But you were preparing yourself to be an excellent wife all the time you were at Hartfield. You might not give Emma such a complete education as your powers would seem to promise; but you were receiving a very good education from her, on the very material matrimonial point of submitting your own will, and doing as you were bid; and if Weston had asked me to recommend him a wife, I should certainly have named Miss Taylor. (5.11)
OK, we’ve got to admit, Mr. Knightley drives us crazy here. A wife should submit to her husband’s will. We sure hope he’s joking.
[…] perhaps no man can be a good judge of the comfort a woman feels in the society of one of her own sex, after being used to it all her life. (5.6)
Mrs. Weston articulates a stream of which is largely sidelined in this narrative – that women, without men, develop their own societies. Readers, the most reliable judges of a novel, are hereby warned not to judge women’s (or Emma’s) actions in society too quickly.
[…] till it appears that men are much more philosophic on the subject of beauty than they are generally supposed; till they do fall in love with well-informed minds instead of handsome faces, a girl, with such loveliness as Harriet, has a certainty of being admired and sought after, of having the power of chusing from among many, consequently a claim to be nice. (8.44)
Emma’s conviction that Harriet is a gentlewoman leads her to expect unrealistic things from her marriage. Note how many conditional phrases pepper this quote!
[…] she had the pleasure of seeing him most intently at work with his recollections; and at the same time, as she could perceive, most earnestly careful that nothing ungallant, nothing that did not breathe a compliment to the sex should pass his lips.
Mr. Woodhouse, ever the gentleman, would rather re-iterate the same riddle several times than repeat one of the many ungallant ones about women which he knows. (9.7)
A young woman, if she fall into bad hands, may be teazed, and kept at a distance from those she wants to be with; but one cannot comprehend a young man's being under such restraint, as not to be able to spend a week with his father, if he likes it. (14.24)
Austen’s female characters frequently reflect on the different possibilities available to different genders.
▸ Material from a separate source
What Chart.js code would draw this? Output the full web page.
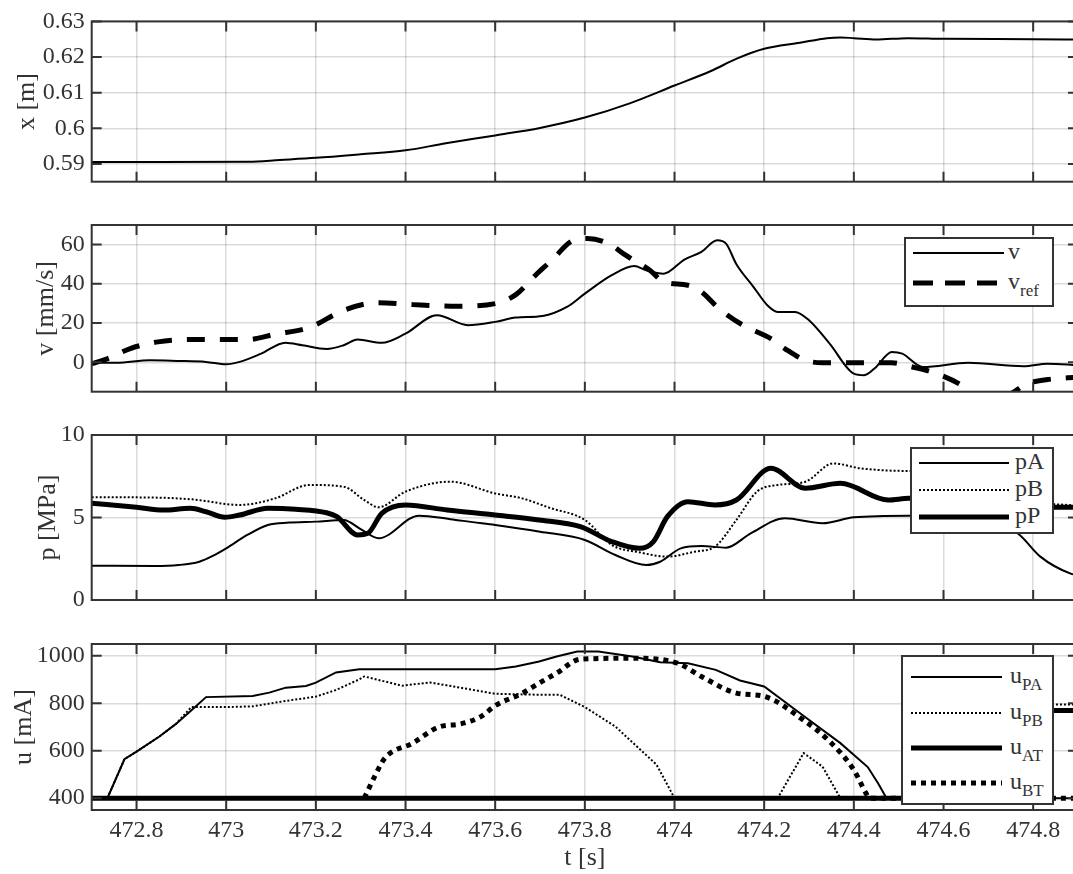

In this case, Emma reflects upon the utter economic dependence of women upon their caretakers.
Isabella, passing her life with those she doated on, full of their merits, blind to their faults, and always innocently busy, might have been a model of right feminine happiness. (17.1)
Isabella may be a perfect woman, but she’s not a very interesting one. There’s a reason why Emma is the protagonist of this story.
Oh! the blessing of a female correspondent, when one is really interested in the absent! (30.36)
Besides the obvious sexism of this statement (women are the only ones around with time to write letters), Austen might be alluding to the way that women are frequently the storytellers in this text. Sort of like Austen herself.
[…] I was not thinking of the slave-trade […] the governess-trade, I assure you, was all that I had in view; widely different certainly as to the guilt of those who carry it on; but as to the greater misery of the victims, I do not know where it lies. (35.15)
The life of a working woman was one to be shunned. By allowing Mrs. Elton to compare the life of a governess to that of a slave, however, Austen might be expressing an isolated (and privileged) view of relative social injustices.
But consider—you need not be afraid of delegating power to me. I am no young lady on her preferment. Married women, you know, may be safely authorised. (42.14)
Mrs. Elton unwittingly parrots a common social convention: unmarried women are always scheming to get something (like a man’s attention) out of any social engagement. Married women are safe, because they no longer desire men. Hmm.
I am Lady Patroness, you know. It is my party. I will bring friends with me. (42.12)
Mrs. Elton expresses a deep need to be the top of the social ladder. Her grasping is funny – but it articulates an understanding of the importance of social networking in Austen’s novel.